DEFENCE R&D – DOES IT FIT IN A COMPETITIVE PROCUREMENT MARKET?
30 Mar 06. For years we have been writing about Defence Procurement Policy in the U.K. and how it differs from the U.S.
The excellent DR&A BRIEF: EUROPEAN DEFENCE 2006, Publication 16 Mar 06 (ISBN 1 900552 24 8) (See: BATTLESPACE BOOK CLUB, below) highlights a number of key issues in European Defence, R&D spend being one. This is a must read for any of our subscribers looking to develop business in Europe.
While some progress has been made in developing Force structures and capabilities, Europe is being urged to spend more on Defence and to spend more wisely. The Report is divided into seven Sections and covers key issues, including: institutional developments, relations with NATO, capability improvement initiatives, the European Defence market, Defence expenditure and research and development activities.
The difference between R&D in the U.K. and the U.S. is that the U.K. has always taken a scientific route to defence R&D, i.e. it looks at a problem and develops a solution which may or may not be used by the military. This is how the vast workforce at DERA was kept alive until the floatation under the guise of QinetiQ. How much of the vast sums spent at DERA/QinetiQ ever saw the light of day as product, only Sampson springs to mind for recent developments. Has the policy been just to keep money flowing into the business looking at problems whilst they are actually procured under the DPA machine at Abbey Wood under competitive terms? Are there any discussions between the Future Requirements posts in the MoD, QinetiQ and Abbey Wood? Obviously QinetiQ and any other company will have to amortise the R&D spend over the life of the product whilst France, Israel and the U.S. subsidise R&D and it can be written off.
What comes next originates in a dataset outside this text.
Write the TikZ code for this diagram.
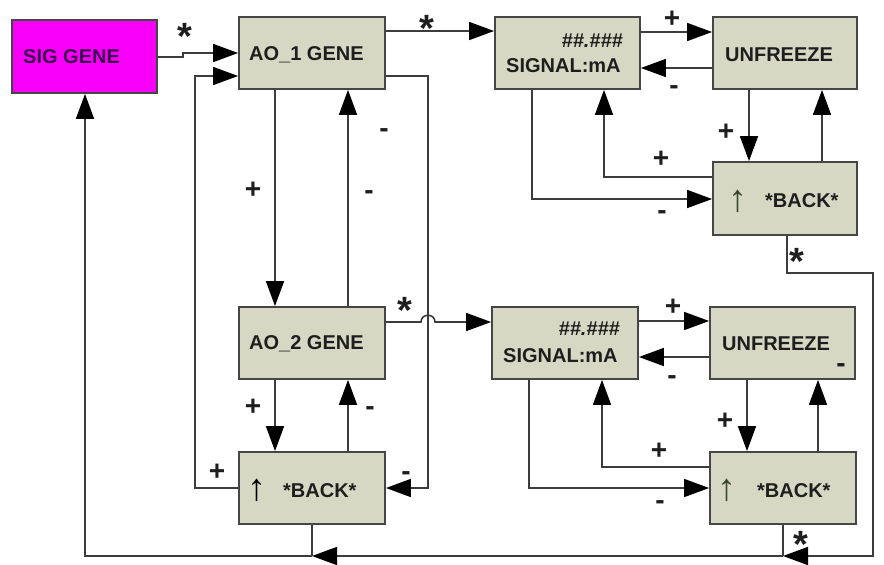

The Editor is reminded of the launch of Defence Technology Enterprises in the 1980’s when he attended the Press Conference with two late, great defence journalists, Mark Hewish of IDR and Simon O’Dwyer-Russell of the Sunday telegraph. The esteemed Panel consisted of John Castle, CEO of DTE, The Minister, Norman Lamont, sporting the famous black eye and the CEO of Lazards. When Q&As began, it was quite obvious that they were all out of date and a period of ping-pong began passing the Questions backwards and forwards. The final question was asked by the Editor, “What will happen if DTE attempts to sell back to the MoD technology it has already been paid for?” A stunned silence fell on the room and it was announced that, “The Minister has an urgent appointment and has to leave!” End of Press Conference!
Sadly this attitude has persisted and it is common throughout U.K. industry and Universities. Getting one’s hands dirty in commerce is not the aim of R&D, that is for Industry!
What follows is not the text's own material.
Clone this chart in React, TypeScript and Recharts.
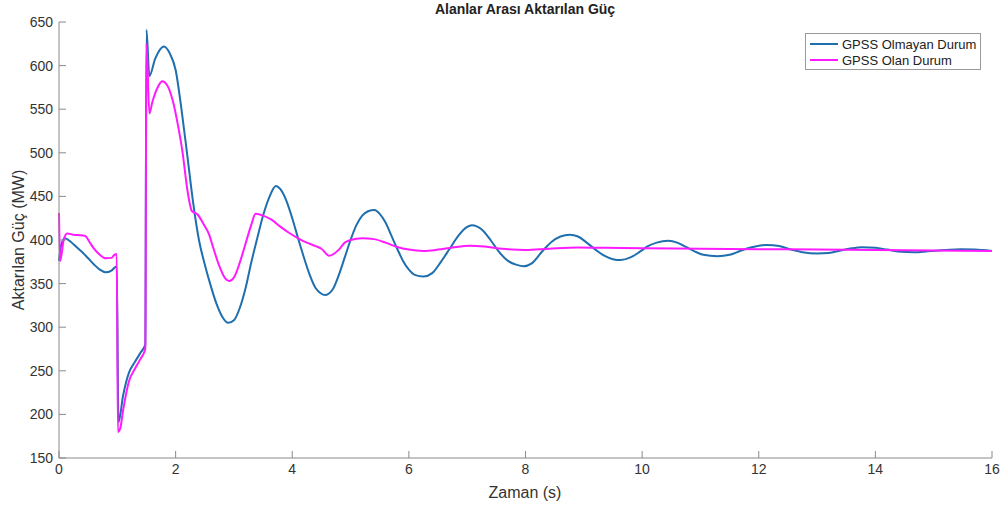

In the U.S. a more pragmatic view is taken about Defence R&D. DARPA is heavily funded to start the process rolling and the policy of Cost Plus Procurement has returned, quite rightly, to many projects that require complex and high-tech solutions. Once the concept is formalized and a strategy developed a PSI-led team is assembled to bid the Program, or as is happening more and more either PV funded products are procured or industry is going direct to the Universities, many of whom have DoD funding. Thus a line of money is established between the Treasury and the DoD and all become involved. For years in the U.K. the Future requirements Officers in OR governed procurement processes at the expense of the poor relation officers outside the MoD. Thus when the equipment eventually got to market, no overseas army could afford it or it needed huge developments to make it work! Chieftain being one prime example!
The Levene reforms were meant to wipe out this huge spend and streamline the process. But figures from ‘SECTION 6: INVESTMENT AND MODERNISATION’ of the DPA document suggest that Defence R&D spend in the U.K. in particular is alive and well.